## Stated goal
In the records below, begin at the line containing "Generate a Python" and end at the line containing "plt.rcParams['hatch.linewidth'] = 2.0"; quote every line in that span exactly, including both boundary lines, and no others.

## Records for this exercise
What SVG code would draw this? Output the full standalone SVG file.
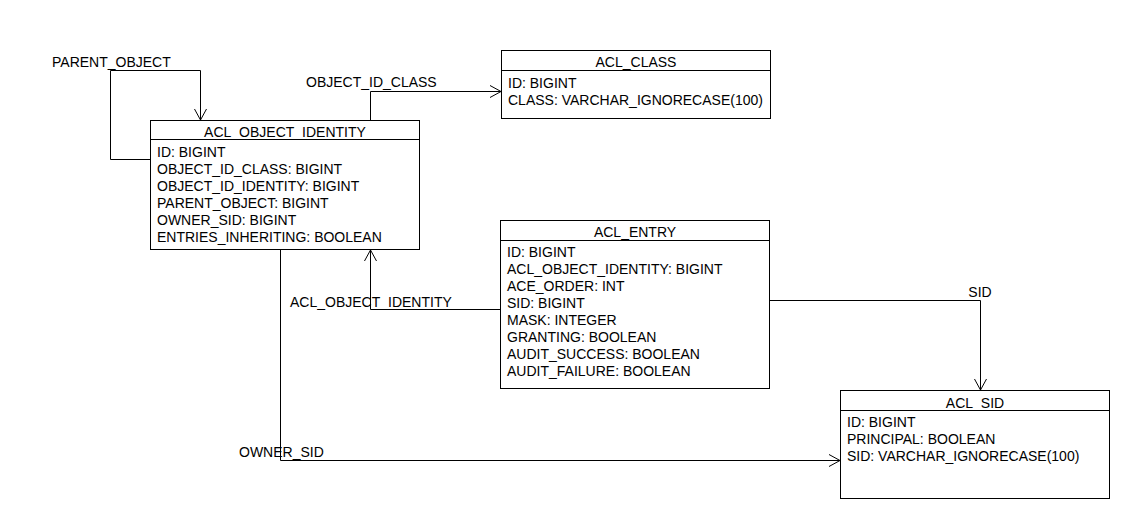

* * *

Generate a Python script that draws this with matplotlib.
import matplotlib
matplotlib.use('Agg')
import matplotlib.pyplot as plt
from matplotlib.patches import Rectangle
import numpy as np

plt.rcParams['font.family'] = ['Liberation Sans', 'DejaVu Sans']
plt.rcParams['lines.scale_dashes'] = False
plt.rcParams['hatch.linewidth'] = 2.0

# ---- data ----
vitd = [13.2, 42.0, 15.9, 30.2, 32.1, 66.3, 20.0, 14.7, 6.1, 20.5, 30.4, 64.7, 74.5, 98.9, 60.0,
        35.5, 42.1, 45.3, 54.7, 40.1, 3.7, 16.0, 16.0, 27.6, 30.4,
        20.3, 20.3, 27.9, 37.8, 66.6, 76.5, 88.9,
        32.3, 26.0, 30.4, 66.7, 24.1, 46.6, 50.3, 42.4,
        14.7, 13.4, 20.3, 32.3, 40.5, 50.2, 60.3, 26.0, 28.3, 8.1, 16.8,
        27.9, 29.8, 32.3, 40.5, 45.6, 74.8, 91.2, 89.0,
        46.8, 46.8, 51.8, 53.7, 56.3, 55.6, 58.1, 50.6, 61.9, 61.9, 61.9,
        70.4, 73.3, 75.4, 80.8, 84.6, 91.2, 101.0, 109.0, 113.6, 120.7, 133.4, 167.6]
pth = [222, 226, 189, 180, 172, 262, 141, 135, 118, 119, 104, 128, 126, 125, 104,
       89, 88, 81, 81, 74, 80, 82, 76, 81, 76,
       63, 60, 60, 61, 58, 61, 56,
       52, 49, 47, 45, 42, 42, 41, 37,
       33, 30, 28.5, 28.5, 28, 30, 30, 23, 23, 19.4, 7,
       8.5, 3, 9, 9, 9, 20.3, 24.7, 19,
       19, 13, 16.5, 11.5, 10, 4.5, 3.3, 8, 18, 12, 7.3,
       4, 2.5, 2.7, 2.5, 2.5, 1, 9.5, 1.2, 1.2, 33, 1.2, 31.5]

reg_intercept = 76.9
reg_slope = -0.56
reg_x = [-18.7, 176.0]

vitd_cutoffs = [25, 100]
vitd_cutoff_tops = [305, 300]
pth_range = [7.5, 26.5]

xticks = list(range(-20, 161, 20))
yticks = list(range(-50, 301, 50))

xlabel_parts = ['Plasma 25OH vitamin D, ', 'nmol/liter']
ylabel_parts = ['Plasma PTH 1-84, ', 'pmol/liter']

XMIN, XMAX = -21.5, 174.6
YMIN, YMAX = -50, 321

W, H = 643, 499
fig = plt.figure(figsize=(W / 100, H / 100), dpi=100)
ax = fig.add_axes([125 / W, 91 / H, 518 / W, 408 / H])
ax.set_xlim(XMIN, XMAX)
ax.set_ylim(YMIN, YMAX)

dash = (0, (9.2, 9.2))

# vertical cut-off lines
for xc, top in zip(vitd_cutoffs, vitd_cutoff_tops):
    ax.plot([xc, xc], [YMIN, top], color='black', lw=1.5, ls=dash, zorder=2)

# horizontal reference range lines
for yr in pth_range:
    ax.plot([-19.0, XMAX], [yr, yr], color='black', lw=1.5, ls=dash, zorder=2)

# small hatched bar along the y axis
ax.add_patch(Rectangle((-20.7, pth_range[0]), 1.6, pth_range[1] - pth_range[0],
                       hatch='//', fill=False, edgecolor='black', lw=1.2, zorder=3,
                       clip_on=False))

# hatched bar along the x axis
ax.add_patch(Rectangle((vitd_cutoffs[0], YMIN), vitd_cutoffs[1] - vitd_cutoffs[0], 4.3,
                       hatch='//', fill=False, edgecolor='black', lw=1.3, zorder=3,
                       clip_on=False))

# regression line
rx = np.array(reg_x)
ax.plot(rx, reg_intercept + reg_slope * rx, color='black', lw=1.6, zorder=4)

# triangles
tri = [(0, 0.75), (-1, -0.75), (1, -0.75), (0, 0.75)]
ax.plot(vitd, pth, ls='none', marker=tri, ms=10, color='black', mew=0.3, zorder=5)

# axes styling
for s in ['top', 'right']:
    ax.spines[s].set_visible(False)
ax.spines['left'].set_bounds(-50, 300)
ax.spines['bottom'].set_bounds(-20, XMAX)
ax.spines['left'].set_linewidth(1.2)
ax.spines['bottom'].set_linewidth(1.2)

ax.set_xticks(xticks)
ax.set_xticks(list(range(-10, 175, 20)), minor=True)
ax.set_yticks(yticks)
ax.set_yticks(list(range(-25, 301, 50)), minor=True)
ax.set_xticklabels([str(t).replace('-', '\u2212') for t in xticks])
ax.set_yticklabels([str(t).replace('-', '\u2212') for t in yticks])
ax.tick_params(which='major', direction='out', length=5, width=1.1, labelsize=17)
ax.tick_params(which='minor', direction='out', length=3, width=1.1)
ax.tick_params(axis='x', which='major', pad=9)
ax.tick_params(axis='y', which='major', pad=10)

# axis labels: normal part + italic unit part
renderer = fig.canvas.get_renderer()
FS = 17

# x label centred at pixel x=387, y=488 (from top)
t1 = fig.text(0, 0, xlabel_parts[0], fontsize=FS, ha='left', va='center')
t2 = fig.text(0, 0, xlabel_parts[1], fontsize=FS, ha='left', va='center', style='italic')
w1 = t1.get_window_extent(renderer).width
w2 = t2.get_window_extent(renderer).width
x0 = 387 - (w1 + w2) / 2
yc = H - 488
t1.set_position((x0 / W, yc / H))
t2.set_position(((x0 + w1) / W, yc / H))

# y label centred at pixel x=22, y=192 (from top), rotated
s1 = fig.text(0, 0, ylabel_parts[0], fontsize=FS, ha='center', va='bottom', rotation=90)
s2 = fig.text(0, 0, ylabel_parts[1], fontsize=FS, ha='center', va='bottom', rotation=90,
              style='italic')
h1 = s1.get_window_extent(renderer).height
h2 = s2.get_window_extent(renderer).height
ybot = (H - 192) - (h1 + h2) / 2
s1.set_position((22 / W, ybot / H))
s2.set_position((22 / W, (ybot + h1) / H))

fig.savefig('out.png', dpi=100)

## Task solution
Generate a Python script that draws this with matplotlib.
import matplotlib
matplotlib.use('Agg')
import matplotlib.pyplot as plt
from matplotlib.patches import Rectangle
import numpy as np

plt.rcParams['font.family'] = ['Liberation Sans', 'DejaVu Sans']
plt.rcParams['lines.scale_dashes'] = False
plt.rcParams['hatch.linewidth'] = 2.0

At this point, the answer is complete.